= International Organization for Sustainable Development =

The International Organization for Sustainable Development (IOSD) is an international non-governmental organization dedicated to promoting an understanding of Sustainable Development anchored in the needs and realities of developing countries.

== History, goals and programs ==
The organization was established in 1995 by a group of private and public agents interested in implementing practical programs and promoting reflection on the theme of Sustainable Development outside the developed Western world.

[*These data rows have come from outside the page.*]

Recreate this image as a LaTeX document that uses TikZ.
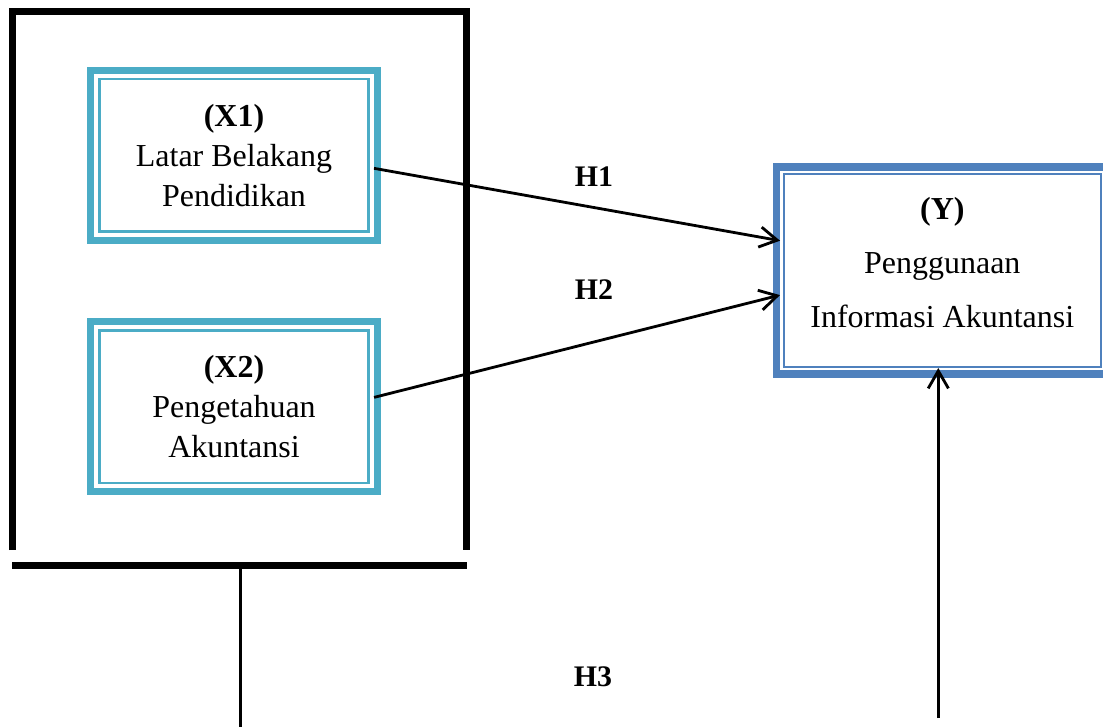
\documentclass[tikz,border=0pt]{standalone}
\usepackage{fontspec}
\setmainfont{Liberation Serif}
\usetikzlibrary{arrows.meta,positioning,calc}
\definecolor{tealband}{HTML}{4BACC6}
\definecolor{blueband}{HTML}{4F81BD}
\tikzset{
  xbox/.style={draw=tealband, line width=0.14cm, rectangle, align=center, inner sep=0pt, outer sep=0pt, minimum width=5.74cm, minimum height=3.41cm, font=\fontsize{18.2}{22.8}\selectfont},
  ybox/.style={draw=blueband, line width=0.15cm, rectangle, align=center, inner sep=0pt, outer sep=0pt, minimum width=6.63cm, minimum height=4.14cm, text depth=0.34cm, font=\fontsize{18.2}{30.7}\selectfont},
  xthin/.style={draw=tealband, line width=1.3pt},
  ythin/.style={draw=blueband, line width=1.3pt},
  hyp/.style={font=\fontsize{17}{20}\selectfont\bfseries, anchor=base, inner sep=0pt},
  frame/.style={line width=4pt},
  arr/.style={-{Straight Barb[length=10pt, width=11.5pt]}, line width=1.6pt},
}
\begin{document}
\begin{tikzpicture}[x=0.02cm, y=-0.02cm]
\useasboundingbox (0,0) rectangle (1103,727);
\clip (0,0) rectangle (1103,727);
% frame round the two variables
\draw[frame] (12.5,550) -- (12.5,11.5) -- (466.5,11.5) -- (466.5,550);
\draw[frame] (12,565.5) -- (467,565.5);
\coordinate (barmid) at (240.5,565.5);
\coordinate (stemend) at (240.5,727);
\draw[line width=1.6pt] (barmid) -- (stemend);
% variables
\node[xbox] (x1) at (234,155.3) {\textbf{(X1)}\\Latar Belakang\\Pendidikan};
\node[xbox, below=1.62cm of x1] (x2) {\textbf{(X2)}\\Pengetahuan\\Akuntansi};
\node[ybox] (y) at (942.3,270.5) {\textbf{(Y)}\\Penggunaan\\Informasi Akuntansi};
\foreach \n in {x1,x2} \draw[xthin] ([shift={(9,9)}]\n.north west) rectangle ([shift={(-9,-9)}]\n.south east);
\draw[ythin] ([shift={(7.3,7.3)}]y.north west) rectangle ([shift={(-7.3,-7.3)}]y.south east);
% hypotheses
\node[hyp] (h1) at (594,186) {H1};
\node[hyp] (h2) at (594,299.3) {H2};
\node[hyp] (h3) at (593,686.7) {H3};
\draw[arr, shorten <=-2pt, shorten >=-2pt] ($(x1.north east)!0.58!(x1.south east)$) -- ($(y.north west)!0.353!(y.south west)$);
\draw[arr, shorten <=-2pt, shorten >=-2pt] ($(x2.north east)!0.44!(x2.south east)$) -- ($(y.north west)!0.623!(y.south west)$);
\coordinate (a3) at (938.3,718);
\draw[arr, shorten >=-3.4pt] (a3) -- (a3 |- y.south);
\end{tikzpicture}
\end{document}
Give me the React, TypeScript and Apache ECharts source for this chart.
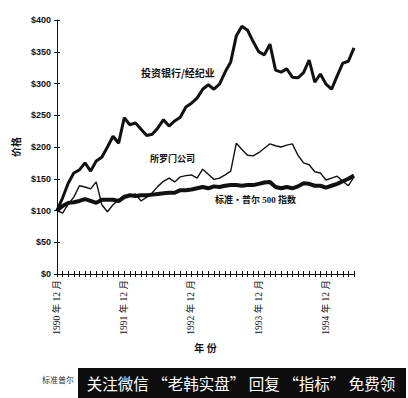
import React, { useEffect, useRef } from "react";
import * as echarts from "echarts";

// Months from 1990-12 to 1995-05 (54 monthly points)
const yearLabels = ["1990 年 12 月", "1991 年 12 月", "1992 年 12 月", "1993 年 12 月", "1994 年 12 月"];
const monthCount = 54;
const categories: string[] = [];
for (let i = 0; i < monthCount; i++) {
  const y = 1990 + Math.floor((11 + i) / 12);
  const m = ((11 + i) % 12) + 1;
  categories.push(`${y}-${m}`);
}

const investmentBanking = [100, 120, 143, 159, 164, 175, 162, 178, 184, 200, 217, 206, 246, 235, 238, 228, 218, 220, 230, 243, 233, 241, 247, 263, 269, 277, 291, 298, 291, 299, 318, 334, 375, 390, 384, 366, 350, 345, 362, 321, 318, 323, 310, 309, 317, 337, 302, 315, 299, 291, 312, 332, 335, 356];
const solomon = [100, 96, 110, 121, 139, 137, 134, 145, 109, 98, 109, 117, 124, 123, 126, 115, 121, 128, 138, 146, 151, 145, 153, 155, 156, 151, 165, 157, 149, 151, 156, 162, 206, 196, 187, 186, 191, 198, 205, 202, 200, 203, 205, 187, 175, 172, 161, 159, 148, 151, 154, 146, 139, 153];
const sp500 = [100, 107, 112, 113, 115, 118, 115, 112, 117, 117, 117, 115, 121, 124, 123, 124, 124, 125, 126, 127, 128, 128, 132, 132, 133, 135, 137, 135, 138, 137, 139, 140, 140, 139, 140, 140, 142, 144, 145, 137, 135, 137, 135, 138, 143, 142, 139, 139, 136, 139, 142, 146, 150, 155];

const seriesNames = ["投资银行/经纪业", "所罗门公司", "标准・普尔 500 指数"];
const yAxisName = "价格";
const xAxisName = "年 份";
const bannerText = "关注微信 “老韩实盘” 回复 “指标” 免费领";
const footText = "标准普尔";

const CJK = "'Noto Sans CJK SC', sans-serif";
const SERIF_CJK = "'Liberation Serif', 'Noto Sans CJK SC', serif";

export default function App() {
  const ref = useRef<HTMLDivElement>(null);
  useEffect(() => {
    if (!ref.current) return;
    const chart = echarts.init(ref.current, undefined, { renderer: "svg" });
    const ink = "#111";
    chart.setOption({
      animation: false,
      backgroundColor: "#fff",
      grid: { left: 57, right: 54, top: 20, bottom: 124 },
      xAxis: [
        {
          type: "category",
          data: categories,
          boundaryGap: false,
          position: "bottom",
          name: xAxisName,
          nameLocation: "middle",
          nameGap: 59,
          nameTextStyle: { color: ink, fontSize: 10, fontWeight: "bold", fontFamily: CJK },
          axisLine: { lineStyle: { color: ink, width: 1 } },
          axisTick: { show: true, interval: 0, length: 3, lineStyle: { color: ink } },
          axisLabel: {
            interval: (i: number) => i % 12 === 0,
            formatter: (_v: string, i: number) => (i % 12 === 0 ? yearLabels[i / 12] : ""),
            rotate: 90,
            margin: 6,
            color: ink,
            fontSize: 9.5,
            fontFamily: SERIF_CJK,
          },
          splitLine: { show: false },
        },
        {
          type: "category",
          data: categories,
          boundaryGap: false,
          position: "bottom",
          axisLine: { show: false },
          axisTick: { show: true, inside: true, interval: 0, length: 3, lineStyle: { color: ink } },
          axisLabel: { show: false },
          splitLine: { show: false },
        },
      ],
      yAxis: [
        {
          type: "value",
          min: 0,
          max: 400,
          interval: 50,
          position: "left",
          name: yAxisName,
          nameLocation: "middle",
          nameGap: 31,
          nameRotate: 90,
          nameTextStyle: { color: ink, fontSize: 10, fontWeight: "bold", fontFamily: CJK },
          axisLine: { show: true, lineStyle: { color: ink, width: 1 } },
          axisTick: { show: true, length: 3, lineStyle: { color: ink } },
          axisLabel: {
            formatter: (v: number) => `$${v}`,
            color: ink,
            fontSize: 9,
            fontWeight: "bold",
            fontFamily: "'Liberation Sans', Arial, sans-serif",
            margin: 6,
          },
          splitLine: { show: false },
        },
        {
          type: "value",
          min: 0,
          max: 400,
          interval: 50,
          position: "left",
          axisLine: { show: false },
          axisTick: { show: true, inside: true, length: 3, lineStyle: { color: ink } },
          axisLabel: { show: false },
          splitLine: { show: false },
        },
      ],
      series: [
        {
          name: seriesNames[0],
          type: "line",
          data: investmentBanking,
          symbol: "none",
          lineStyle: { color: ink, width: 3 },
          z: 3,
        },
        {
          name: seriesNames[1],
          type: "line",
          data: solomon,
          symbol: "none",
          lineStyle: { color: ink, width: 1.4 },
          z: 2,
        },
        {
          name: seriesNames[2],
          type: "line",
          data: sp500,
          symbol: "none",
          lineStyle: { color: ink, width: 4 },
          z: 4,
        },
      ],
      graphic: [
        {
          type: "text",
          x: 141,
          y: 72,
          style: { text: seriesNames[0], fill: ink, fontSize: 10, fontWeight: "bold", fontFamily: CJK, textAlign: "left", textVerticalAlign: "middle" },
        },
        {
          type: "text",
          x: 150,
          y: 158,
          style: { text: seriesNames[1], fill: ink, fontSize: 9, fontWeight: "bold", fontFamily: CJK, textAlign: "left", textVerticalAlign: "middle" },
        },
        {
          type: "text",
          x: 215,
          y: 200,
          style: { text: seriesNames[2], fill: ink, fontSize: 9, fontWeight: "bold", fontFamily: SERIF_CJK, textAlign: "left", textVerticalAlign: "middle" },
        },
        {
          type: "text",
          x: 42,
          y: 379,
          style: { text: footText, fill: "#333", fontSize: 8, fontFamily: CJK, textAlign: "left", textVerticalAlign: "middle" },
        },
        {
          type: "rect",
          shape: { x: 78, y: 368, width: 328, height: 30 },
          style: { fill: "#0d0d0d" },
          z: 100,
        },
        {
          type: "text",
          x: 241,
          y: 383,
          z: 101,
          style: { text: bannerText, fill: "#fff", fontSize: 15.5, fontFamily: CJK, textAlign: "center", textVerticalAlign: "middle" },
        },
      ],
    });
    return () => chart.dispose();
  }, []);
  return <div ref={ref} style={{ position: "fixed", left: 0, top: 0, width: 408, height: 398 }} />;
}
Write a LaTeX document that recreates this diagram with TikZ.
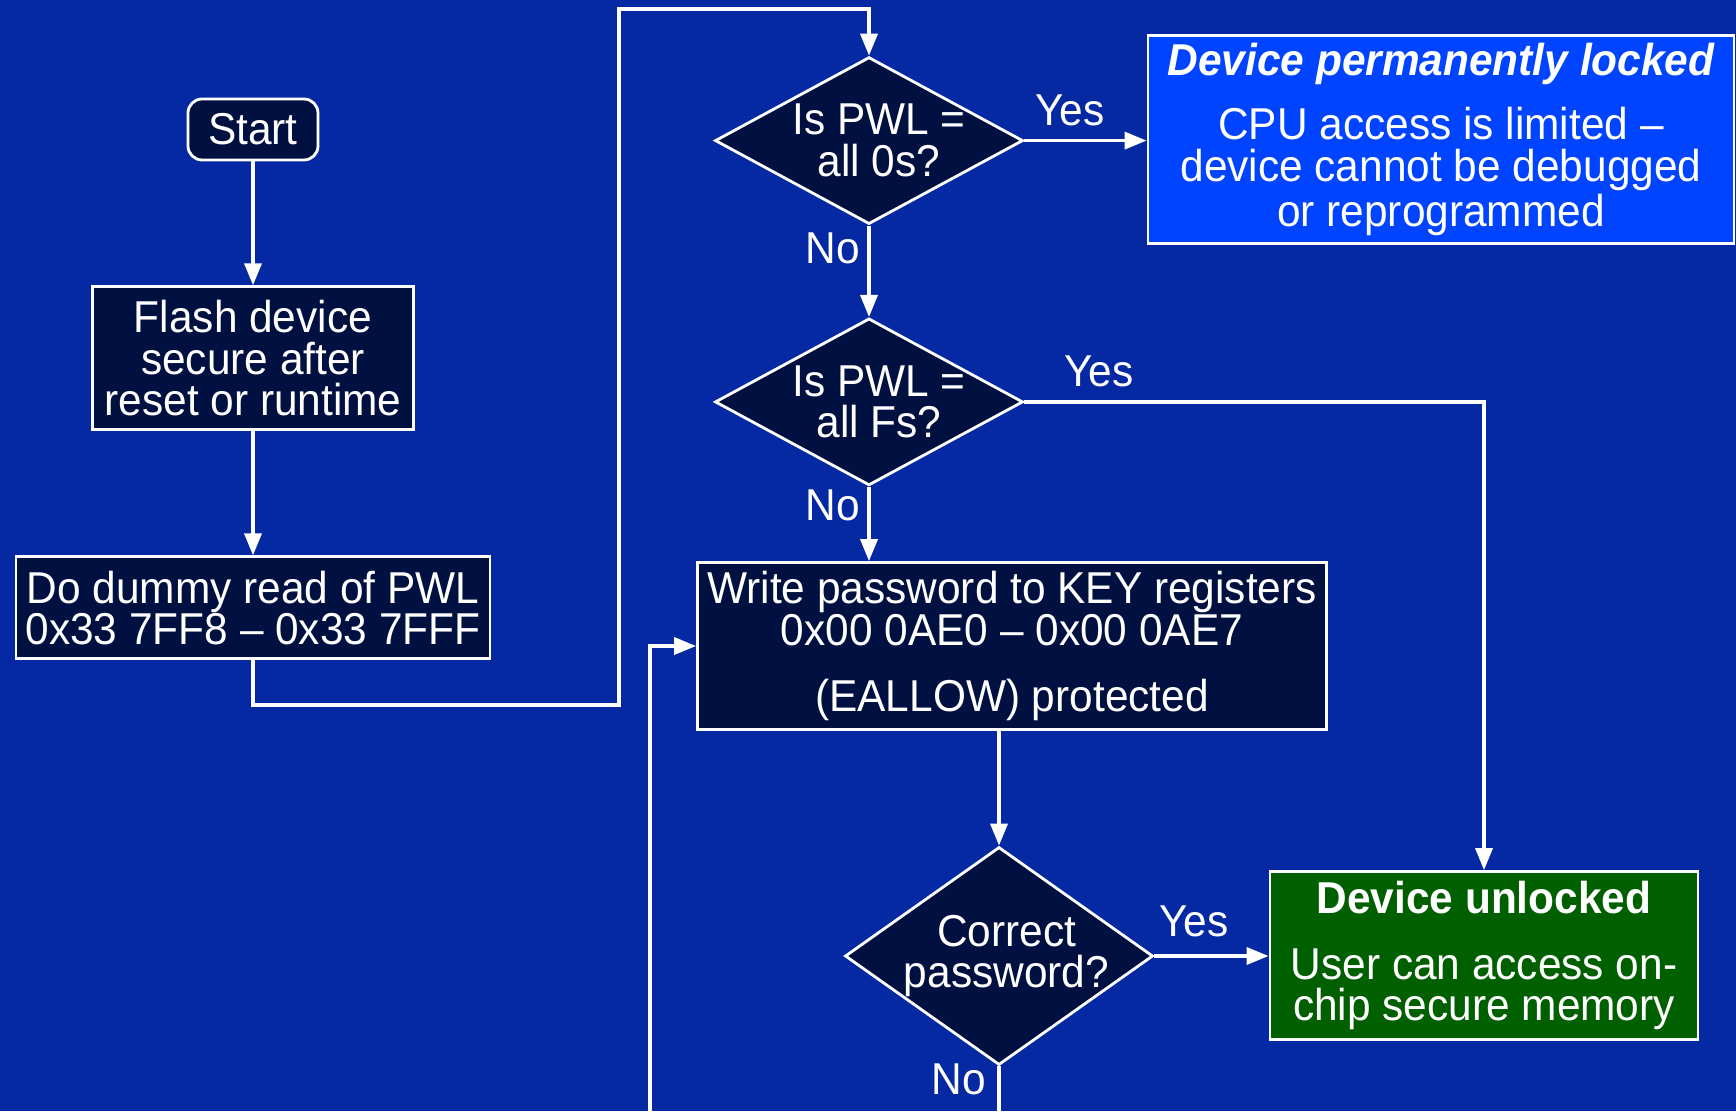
\documentclass[tikz,border=0pt]{standalone}
\usepackage{fontspec}
\setmainfont{Liberation Sans}[FakeStretch=0.95]
\usetikzlibrary{shapes.geometric,arrows.meta}
\definecolor{slideblue}{RGB}{5,41,163}
\definecolor{navybox}{RGB}{0,16,64}
\definecolor{lockblue}{RGB}{0,68,255}
\definecolor{unlockgreen}{RGB}{0,96,0}
\begin{document}
\begin{tikzpicture}[
    >={Triangle[length=2.2mm,width=1.7mm]},
    font=\fontsize{12.7}{11.8}\selectfont,
    flowbox/.style={rectangle, draw=white, line width=0.8pt, fill=navybox, text=white, align=center, inner sep=0pt},
    decision/.style={diamond, draw=white, line width=0.8pt, fill=navybox, text=white, align=center, inner sep=-2pt, aspect=1.84, minimum width=3.08cm, minimum height=1.67cm},
    link/.style={draw=white, line width=1pt},
    answer/.style={text=white}
]
    % background
    \fill[slideblue] (0,0) rectangle (17.36,11.11);
    \clip (0,0) rectangle (17.36,11.11);

    % left column
    \node[flowbox, rounded corners=4pt, minimum width=1.3cm, minimum height=0.61cm] (start) at (2.53,9.815) {Start};
    \node[flowbox, minimum width=3.21cm, minimum height=1.43cm] (secure) at (2.53,7.528) {Flash device\\secure after\\reset or runtime};
    \node[flowbox, minimum width=4.74cm, minimum height=1.02cm] (dummy) at (2.53,5.032) {Do dummy read of PWL\\0x33 7FF8 – 0x33 7FFF};

    \draw[link, ->] (start) -- (secure);
    \draw[link, ->] (secure) -- (dummy);

    % password checks
    \node[decision] (pwlzero) at (8.69,9.704) {\hspace*{0.2cm}Is PWL =\\\hspace*{0.2cm}all 0s?};
    \node[decision] (pwlone) at (8.69,7.091) {\hspace*{0.2cm}Is PWL =\\\hspace*{0.2cm}all Fs?};
    \node[flowbox, minimum width=6.29cm, minimum height=1.67cm] (write) at (10.12,4.65) {Write password to KEY registers\\0x00 0AE0 – 0x00 0AE7\\[7pt](EALLOW) protected};
    \node[decision, aspect=1.41, inner sep=-8pt, minimum height=2.18cm] (check) at (9.99,1.55) {\hspace*{0.15cm}Correct\\\hspace*{0.15cm}password?};

    % outcomes
    \node[flowbox, fill=lockblue, minimum width=5.86cm, minimum height=2.08cm] (locked) at (14.41,9.715) {{\bfseries\itshape Device permanently locked}\\[5.5pt]CPU access is limited –\\device cannot be debugged\\or reprogrammed};
    \node[flowbox, fill=unlockgreen, minimum width=4.28cm, minimum height=1.68cm] (unlocked) at (14.84,1.555) {{\bfseries Device unlocked}\\[7pt]User can access on-\\chip secure memory};

    % connectors
    \coordinate (loopa) at (6.19,4.06);
    \coordinate (loopb) at (6.19,11.02);
    \coordinate (exit) at (9.99,-0.3);
    \coordinate (retry) at (6.50,-0.3);
    \draw[link, ->] (dummy.south) |- (loopa) -- (loopb) -| (pwlzero.north);
    \draw[link, ->] (pwlzero.east) -- (pwlzero.east -| locked.west);
    \draw[link, ->] (pwlzero.south) -- (pwlone.north);
    \draw[link, ->] (pwlone.east) -| (unlocked.north);
    \draw[link, ->] (pwlone.south) -- (pwlone.south |- write.north);
    \draw[link, ->] (write.south -| check.north) -- (check.north);
    \draw[link, ->] (check.east) -- (check.east -| unlocked.west);
    \draw[link] (check.south) -- (exit);
    \draw[link, ->] (retry) |- (write.west);

    % answers
    \node[answer] (yeszero) at (10.70,10.01) {Yes};
    \node[answer] (nozero) at (8.33,8.63) {No};
    \node[answer] (yesone) at (10.99,7.40) {Yes};
    \node[answer] (noone) at (8.33,6.06) {No};
    \node[answer] (yescheck) at (11.94,1.90) {Yes};
    \node[answer] (nocheck) at (9.59,0.32) {No};
\end{tikzpicture}
\end{document}
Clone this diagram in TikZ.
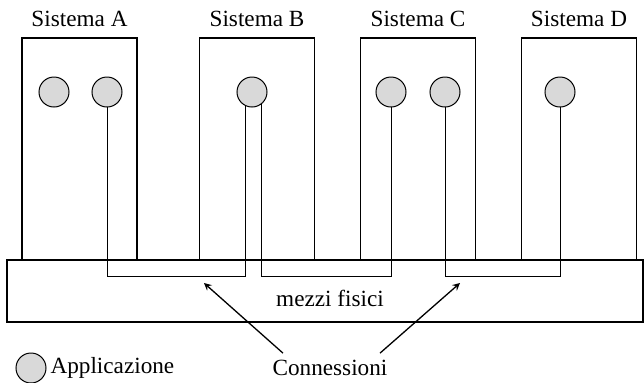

IOSD's most notable initiative was the constitution of the Euclid University Consortium (EUC) in partnership with the universities of N'Djamena, Bangui and ULI Brussels. Since October 2006, the consortium offers a joint degree program in Sustainable Development. An agreement signed in December 2006 by IOSD and the Islamic Chamber of Commerce and Industry provides for scholarship and technical programs.

IOSD is also active in other areas, notably technological support, grant-writing support and the Center on Desertification and Reforestation project.

IOSD is an accredited Observer NGO of the World Intellectual Property Organization (WIPO).

== Structure and Organization ==
The Organization, headquarters in Brussels, Belgium, is headed by a Secretary-General, Mr. Syed Zahid Ali.

Its agencies are IOSD DirectAid, CED^R (Center on Ecological Desertification and Reforestation) and HBTI (Human Bioethics Treaty Initiative).

The International Peace Commission NGO is, since 2006, a participating member of IOSD.